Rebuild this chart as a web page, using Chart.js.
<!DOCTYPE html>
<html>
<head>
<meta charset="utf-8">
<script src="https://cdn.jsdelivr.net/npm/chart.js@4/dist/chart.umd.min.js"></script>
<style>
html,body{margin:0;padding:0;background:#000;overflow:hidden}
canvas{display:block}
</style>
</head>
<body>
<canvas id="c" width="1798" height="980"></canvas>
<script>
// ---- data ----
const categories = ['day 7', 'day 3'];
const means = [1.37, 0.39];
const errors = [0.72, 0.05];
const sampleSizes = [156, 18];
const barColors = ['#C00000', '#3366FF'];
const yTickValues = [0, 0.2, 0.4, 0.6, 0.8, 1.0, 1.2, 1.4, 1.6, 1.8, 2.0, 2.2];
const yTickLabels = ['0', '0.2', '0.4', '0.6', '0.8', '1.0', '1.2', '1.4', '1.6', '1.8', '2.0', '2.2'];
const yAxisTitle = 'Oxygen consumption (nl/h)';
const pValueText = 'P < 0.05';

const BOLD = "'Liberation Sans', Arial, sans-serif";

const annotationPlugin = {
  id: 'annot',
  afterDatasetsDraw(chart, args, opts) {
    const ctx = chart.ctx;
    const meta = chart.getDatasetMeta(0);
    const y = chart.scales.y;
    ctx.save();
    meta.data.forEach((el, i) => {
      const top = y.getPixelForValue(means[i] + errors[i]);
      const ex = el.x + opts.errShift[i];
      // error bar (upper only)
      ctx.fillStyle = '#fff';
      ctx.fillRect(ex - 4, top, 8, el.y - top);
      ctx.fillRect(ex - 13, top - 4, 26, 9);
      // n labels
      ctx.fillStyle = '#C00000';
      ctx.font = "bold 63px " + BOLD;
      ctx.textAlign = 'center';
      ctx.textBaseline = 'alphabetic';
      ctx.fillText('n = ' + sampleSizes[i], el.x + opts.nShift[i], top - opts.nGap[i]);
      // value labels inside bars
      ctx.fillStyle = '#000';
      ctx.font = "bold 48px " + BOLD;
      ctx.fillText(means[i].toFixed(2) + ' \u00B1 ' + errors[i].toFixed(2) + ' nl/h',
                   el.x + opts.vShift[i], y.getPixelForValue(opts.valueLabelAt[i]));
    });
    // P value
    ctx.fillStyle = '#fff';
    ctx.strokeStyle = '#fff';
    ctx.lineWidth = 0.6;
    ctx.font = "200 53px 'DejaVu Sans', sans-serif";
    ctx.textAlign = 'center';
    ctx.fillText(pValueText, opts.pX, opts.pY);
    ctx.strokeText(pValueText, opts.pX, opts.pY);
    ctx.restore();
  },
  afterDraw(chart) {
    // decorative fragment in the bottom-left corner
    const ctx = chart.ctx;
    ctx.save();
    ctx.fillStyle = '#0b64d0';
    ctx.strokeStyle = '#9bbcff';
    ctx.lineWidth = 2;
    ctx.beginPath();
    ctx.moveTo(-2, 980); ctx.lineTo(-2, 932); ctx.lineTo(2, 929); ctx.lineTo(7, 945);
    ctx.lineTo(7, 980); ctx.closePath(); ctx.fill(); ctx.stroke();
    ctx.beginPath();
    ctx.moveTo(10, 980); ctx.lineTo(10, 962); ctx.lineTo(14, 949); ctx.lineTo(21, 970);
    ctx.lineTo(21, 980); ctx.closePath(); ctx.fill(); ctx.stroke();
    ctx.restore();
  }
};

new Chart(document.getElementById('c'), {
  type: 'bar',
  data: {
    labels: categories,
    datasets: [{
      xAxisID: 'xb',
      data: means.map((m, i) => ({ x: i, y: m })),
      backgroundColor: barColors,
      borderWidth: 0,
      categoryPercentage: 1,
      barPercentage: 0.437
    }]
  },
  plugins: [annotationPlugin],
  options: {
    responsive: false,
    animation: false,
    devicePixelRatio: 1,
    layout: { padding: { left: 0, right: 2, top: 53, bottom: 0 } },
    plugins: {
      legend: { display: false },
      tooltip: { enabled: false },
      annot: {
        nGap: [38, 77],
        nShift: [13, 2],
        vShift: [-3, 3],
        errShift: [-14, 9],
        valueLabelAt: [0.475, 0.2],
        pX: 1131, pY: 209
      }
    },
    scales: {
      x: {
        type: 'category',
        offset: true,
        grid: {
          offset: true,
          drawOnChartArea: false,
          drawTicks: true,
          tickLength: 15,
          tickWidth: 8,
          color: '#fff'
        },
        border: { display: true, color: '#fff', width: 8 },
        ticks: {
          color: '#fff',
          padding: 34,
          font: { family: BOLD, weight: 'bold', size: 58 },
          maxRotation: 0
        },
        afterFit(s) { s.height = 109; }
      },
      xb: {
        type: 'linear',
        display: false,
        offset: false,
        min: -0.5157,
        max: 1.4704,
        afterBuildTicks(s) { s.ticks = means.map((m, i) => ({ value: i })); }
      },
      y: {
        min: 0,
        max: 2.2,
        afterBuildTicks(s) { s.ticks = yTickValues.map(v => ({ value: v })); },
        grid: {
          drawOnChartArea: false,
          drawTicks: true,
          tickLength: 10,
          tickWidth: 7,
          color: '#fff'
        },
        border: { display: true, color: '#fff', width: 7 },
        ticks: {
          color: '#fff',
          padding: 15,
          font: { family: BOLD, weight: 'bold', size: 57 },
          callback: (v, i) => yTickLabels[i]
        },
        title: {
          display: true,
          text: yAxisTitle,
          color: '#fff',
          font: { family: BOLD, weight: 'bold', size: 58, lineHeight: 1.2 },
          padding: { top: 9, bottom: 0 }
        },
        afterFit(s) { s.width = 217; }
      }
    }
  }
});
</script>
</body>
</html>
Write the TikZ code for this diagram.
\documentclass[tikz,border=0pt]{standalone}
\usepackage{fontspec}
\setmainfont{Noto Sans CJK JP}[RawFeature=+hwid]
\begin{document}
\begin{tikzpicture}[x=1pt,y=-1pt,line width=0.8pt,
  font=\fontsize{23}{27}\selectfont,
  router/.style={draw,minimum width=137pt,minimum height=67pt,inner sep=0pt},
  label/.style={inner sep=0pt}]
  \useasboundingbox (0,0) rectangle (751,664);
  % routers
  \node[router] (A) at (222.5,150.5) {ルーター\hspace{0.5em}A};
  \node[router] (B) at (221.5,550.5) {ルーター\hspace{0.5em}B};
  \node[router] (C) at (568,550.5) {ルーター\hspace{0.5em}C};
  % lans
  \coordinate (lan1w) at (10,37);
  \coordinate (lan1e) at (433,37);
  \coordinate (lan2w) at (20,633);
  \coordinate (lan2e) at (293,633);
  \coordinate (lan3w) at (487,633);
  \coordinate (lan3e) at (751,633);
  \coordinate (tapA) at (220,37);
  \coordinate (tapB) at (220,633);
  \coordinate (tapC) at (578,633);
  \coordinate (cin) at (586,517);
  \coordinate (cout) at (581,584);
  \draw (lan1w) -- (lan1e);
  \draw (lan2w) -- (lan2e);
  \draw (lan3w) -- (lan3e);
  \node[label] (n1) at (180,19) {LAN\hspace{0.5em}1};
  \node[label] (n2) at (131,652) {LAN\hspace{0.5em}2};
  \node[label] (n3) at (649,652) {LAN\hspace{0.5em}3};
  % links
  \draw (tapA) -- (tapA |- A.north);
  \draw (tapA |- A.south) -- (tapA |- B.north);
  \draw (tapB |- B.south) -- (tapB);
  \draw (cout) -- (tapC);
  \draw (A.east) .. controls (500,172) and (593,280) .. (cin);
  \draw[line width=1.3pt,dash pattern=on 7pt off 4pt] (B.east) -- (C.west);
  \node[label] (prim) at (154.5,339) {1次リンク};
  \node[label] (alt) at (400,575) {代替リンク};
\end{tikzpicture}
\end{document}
==
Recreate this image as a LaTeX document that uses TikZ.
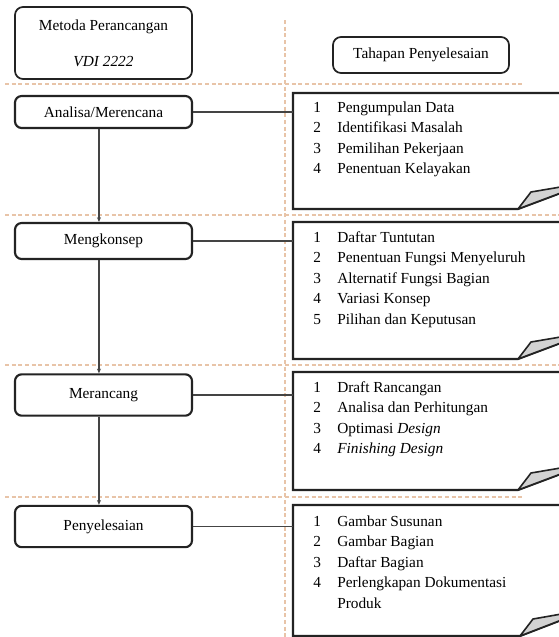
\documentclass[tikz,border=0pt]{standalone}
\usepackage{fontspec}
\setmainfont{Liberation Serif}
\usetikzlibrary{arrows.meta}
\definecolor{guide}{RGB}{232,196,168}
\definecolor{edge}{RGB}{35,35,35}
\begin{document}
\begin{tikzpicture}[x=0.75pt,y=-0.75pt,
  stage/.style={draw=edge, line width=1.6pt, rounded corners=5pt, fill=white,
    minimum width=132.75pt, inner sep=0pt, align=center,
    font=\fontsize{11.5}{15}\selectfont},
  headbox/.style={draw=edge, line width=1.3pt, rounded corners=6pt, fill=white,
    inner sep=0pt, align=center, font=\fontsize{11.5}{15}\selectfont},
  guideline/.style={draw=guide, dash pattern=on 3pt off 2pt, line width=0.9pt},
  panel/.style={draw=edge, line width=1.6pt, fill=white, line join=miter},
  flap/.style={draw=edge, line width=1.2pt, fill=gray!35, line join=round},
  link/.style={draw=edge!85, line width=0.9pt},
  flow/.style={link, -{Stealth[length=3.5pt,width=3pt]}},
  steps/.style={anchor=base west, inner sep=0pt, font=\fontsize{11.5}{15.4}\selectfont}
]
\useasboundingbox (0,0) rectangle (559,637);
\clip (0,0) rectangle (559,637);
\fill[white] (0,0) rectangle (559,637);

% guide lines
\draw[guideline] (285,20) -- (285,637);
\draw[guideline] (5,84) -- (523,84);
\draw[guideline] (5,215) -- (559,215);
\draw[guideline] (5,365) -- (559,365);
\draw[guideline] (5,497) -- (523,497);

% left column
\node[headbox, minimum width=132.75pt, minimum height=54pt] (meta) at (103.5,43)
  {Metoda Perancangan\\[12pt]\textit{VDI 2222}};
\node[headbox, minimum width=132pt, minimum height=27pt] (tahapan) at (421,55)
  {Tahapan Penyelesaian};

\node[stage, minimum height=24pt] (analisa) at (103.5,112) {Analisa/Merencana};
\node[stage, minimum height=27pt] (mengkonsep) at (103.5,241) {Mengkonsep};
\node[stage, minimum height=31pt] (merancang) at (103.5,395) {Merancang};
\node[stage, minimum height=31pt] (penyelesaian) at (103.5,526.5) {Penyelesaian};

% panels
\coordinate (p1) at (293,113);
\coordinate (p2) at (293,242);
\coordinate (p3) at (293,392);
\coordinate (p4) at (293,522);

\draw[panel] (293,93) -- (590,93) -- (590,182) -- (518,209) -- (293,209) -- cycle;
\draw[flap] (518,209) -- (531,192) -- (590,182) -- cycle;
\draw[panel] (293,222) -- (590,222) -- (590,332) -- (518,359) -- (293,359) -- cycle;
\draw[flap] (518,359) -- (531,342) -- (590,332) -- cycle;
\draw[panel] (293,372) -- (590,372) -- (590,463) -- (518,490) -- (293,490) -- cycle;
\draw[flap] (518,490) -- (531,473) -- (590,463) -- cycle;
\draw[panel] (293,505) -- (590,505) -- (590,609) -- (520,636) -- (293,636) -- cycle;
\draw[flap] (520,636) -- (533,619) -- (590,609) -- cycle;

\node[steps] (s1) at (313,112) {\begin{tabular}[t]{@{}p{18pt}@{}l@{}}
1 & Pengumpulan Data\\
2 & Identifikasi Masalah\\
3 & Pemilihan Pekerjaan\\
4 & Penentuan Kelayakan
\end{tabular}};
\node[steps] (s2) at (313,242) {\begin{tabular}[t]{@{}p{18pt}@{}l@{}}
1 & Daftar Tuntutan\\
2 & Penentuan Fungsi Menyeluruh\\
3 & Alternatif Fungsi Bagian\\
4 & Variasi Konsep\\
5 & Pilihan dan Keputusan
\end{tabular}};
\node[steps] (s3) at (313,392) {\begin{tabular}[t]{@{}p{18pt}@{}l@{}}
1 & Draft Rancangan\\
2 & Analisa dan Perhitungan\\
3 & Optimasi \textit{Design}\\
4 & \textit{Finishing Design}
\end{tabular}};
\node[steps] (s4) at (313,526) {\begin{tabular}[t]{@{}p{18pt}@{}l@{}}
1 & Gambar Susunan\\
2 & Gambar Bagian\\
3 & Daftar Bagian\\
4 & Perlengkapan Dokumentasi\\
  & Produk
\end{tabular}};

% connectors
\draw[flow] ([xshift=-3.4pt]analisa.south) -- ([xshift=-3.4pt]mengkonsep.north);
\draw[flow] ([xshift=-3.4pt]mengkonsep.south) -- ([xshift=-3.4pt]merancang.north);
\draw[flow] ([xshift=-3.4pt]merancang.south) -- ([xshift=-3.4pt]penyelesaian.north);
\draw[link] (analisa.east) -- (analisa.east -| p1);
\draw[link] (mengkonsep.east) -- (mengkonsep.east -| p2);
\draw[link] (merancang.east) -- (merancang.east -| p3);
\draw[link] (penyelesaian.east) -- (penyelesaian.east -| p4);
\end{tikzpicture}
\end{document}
...
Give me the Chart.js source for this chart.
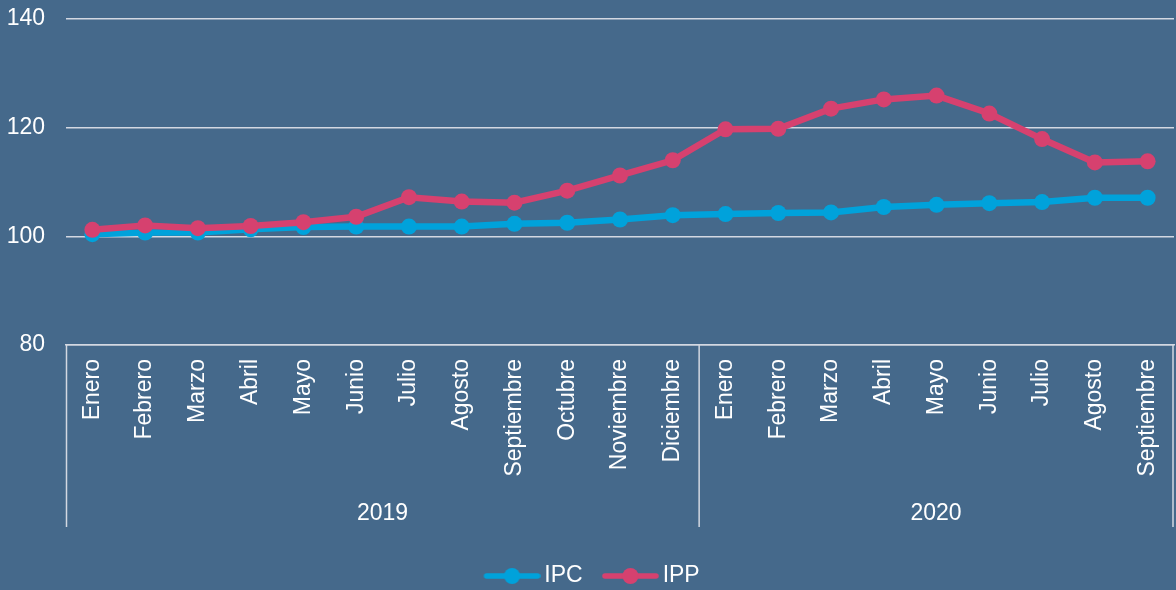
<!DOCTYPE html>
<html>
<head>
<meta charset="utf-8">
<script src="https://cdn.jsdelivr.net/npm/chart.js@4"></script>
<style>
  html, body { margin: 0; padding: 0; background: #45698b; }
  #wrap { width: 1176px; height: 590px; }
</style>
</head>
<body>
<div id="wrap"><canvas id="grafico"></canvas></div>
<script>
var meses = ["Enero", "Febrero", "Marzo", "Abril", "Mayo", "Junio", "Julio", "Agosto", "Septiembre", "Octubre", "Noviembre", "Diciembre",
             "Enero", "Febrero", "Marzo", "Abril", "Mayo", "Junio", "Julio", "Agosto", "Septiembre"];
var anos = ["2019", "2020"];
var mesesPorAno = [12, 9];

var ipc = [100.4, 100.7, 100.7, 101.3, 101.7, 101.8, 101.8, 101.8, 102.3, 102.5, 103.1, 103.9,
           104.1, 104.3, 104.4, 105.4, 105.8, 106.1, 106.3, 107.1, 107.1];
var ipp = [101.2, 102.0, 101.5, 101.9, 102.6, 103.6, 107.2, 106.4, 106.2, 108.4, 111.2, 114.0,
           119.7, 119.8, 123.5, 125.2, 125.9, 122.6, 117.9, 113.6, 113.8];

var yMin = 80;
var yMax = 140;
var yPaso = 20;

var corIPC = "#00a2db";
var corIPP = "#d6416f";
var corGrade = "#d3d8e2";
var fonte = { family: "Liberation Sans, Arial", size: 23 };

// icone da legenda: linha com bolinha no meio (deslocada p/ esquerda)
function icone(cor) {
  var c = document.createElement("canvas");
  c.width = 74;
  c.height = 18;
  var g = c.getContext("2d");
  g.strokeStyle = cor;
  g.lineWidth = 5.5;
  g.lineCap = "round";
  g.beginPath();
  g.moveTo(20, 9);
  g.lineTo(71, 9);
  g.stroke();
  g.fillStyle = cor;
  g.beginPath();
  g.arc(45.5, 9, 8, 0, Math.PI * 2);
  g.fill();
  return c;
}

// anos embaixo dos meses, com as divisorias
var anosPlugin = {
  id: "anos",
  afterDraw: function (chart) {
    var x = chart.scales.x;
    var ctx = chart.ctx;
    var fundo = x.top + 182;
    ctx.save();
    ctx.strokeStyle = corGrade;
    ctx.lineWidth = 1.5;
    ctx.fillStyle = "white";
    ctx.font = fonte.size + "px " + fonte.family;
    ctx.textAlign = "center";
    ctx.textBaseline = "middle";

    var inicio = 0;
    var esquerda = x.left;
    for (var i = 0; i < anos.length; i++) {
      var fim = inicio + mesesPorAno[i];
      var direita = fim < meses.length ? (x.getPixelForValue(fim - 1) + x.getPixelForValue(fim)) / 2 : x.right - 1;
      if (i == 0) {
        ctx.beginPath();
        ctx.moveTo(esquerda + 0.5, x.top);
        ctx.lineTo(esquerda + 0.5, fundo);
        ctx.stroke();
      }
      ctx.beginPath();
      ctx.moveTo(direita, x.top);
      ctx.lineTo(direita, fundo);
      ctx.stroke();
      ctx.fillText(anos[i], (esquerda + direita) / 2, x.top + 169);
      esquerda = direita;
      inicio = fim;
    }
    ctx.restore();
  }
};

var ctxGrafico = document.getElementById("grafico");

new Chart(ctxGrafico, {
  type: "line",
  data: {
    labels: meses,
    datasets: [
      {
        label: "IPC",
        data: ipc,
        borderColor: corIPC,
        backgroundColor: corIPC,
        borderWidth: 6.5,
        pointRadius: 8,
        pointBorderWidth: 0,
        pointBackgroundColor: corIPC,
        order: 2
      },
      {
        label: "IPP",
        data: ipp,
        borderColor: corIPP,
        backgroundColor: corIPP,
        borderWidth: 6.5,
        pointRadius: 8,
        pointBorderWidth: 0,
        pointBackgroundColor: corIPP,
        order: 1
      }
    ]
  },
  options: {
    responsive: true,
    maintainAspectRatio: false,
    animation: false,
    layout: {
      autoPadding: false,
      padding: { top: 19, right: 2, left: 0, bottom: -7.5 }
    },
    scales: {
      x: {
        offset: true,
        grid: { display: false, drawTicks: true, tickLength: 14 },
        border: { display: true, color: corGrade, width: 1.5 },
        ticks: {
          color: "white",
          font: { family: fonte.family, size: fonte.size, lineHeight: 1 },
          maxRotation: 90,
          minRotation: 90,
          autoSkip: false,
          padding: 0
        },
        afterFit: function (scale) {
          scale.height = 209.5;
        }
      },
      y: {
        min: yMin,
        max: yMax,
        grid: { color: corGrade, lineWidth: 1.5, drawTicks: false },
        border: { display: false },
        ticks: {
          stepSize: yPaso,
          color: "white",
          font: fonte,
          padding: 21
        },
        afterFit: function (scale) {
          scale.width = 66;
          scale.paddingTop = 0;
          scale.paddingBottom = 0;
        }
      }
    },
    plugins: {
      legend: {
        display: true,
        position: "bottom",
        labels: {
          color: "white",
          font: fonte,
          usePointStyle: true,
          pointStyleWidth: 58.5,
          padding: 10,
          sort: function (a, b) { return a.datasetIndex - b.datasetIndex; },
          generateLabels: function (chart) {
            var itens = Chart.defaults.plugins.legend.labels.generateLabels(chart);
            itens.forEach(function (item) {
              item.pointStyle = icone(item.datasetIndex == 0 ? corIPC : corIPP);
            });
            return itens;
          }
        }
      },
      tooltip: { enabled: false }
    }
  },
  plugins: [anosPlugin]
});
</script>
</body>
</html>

• **To do**
Above are some entries. Restate word for word the lines from the one holding "Give me the Chart.js source for this chart." through the one holding "var mesesPorAno = [12, 9];", but not the pictures.

• **Solved problem**
Give me the Chart.js source for this chart.
<!DOCTYPE html>
<html>
<head>
<meta charset="utf-8">
<script src="https://cdn.jsdelivr.net/npm/chart.js@4"></script>
<style>
  html, body { margin: 0; padding: 0; background: #45698b; }
  #wrap { width: 1176px; height: 590px; }
</style>
</head>
<body>
<div id="wrap"><canvas id="grafico"></canvas></div>
<script>
var meses = ["Enero", "Febrero", "Marzo", "Abril", "Mayo", "Junio", "Julio", "Agosto", "Septiembre", "Octubre", "Noviembre", "Diciembre",
             "Enero", "Febrero", "Marzo", "Abril", "Mayo", "Junio", "Julio", "Agosto", "Septiembre"];
var anos = ["2019", "2020"];
var mesesPorAno = [12, 9];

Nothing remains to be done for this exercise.